Dave Rappleyea of Crown Oil said escalating oil costs aren't good for oil dealers.
"The higher the price, the less you make," Rappleyea said.
That's because people are trying so hard to save energy, Rappleyea said, including putting in pellet stoves and gas heaters.
"You'll do everything and anything not to burn oil," Rappleyea said.
Years ago, an oil dealer could make a decent profit but now things are so much more complex, said Monnerat.
Cash flow is a problem, according to Monnerat, and the days of carrying a bill for a month or two are coming to a close. He said there won't be many companies offering oil pre-buy pricing programs, and more will demand cash on delivery.
"Receivables have become extreme," said Monnerat. "A lot of smaller oil companies are doing COD. They want payment up front."
Smaller deliveries also cut into profits.
"Most companies have a minimum delivery of 150 gallons," said Monnerat. He said he'll make a delivery of 100 gallons, but always warns the customer up front that there will be a delivery charge added to it.
In some cases, the company makes about $30 on a delivery, Monnerat said, and it costs $125 an hour to operate one of the trucks.
They try to squeeze in as many deliveries as possible because the margins are so tight, Monnerat said.

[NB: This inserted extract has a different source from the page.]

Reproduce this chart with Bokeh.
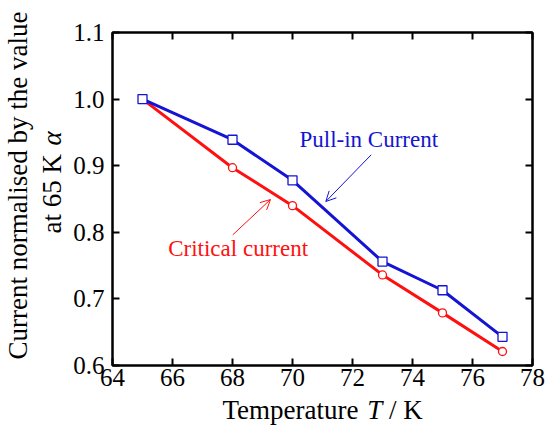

Monnerat said people in his line of work feels for their customers who are struggling and they know and understand their worries.
"You hear everyone's hardship," said Monnerat. "It's not that anyone is heartless in any way."
But in the end, he has to run a business. Insurance costs are $30,000 to $50,000, Monnerat said, plus expenses for environmental concerns and then there's the staff to think about.
"I have employees I have to pay," said Monnerat.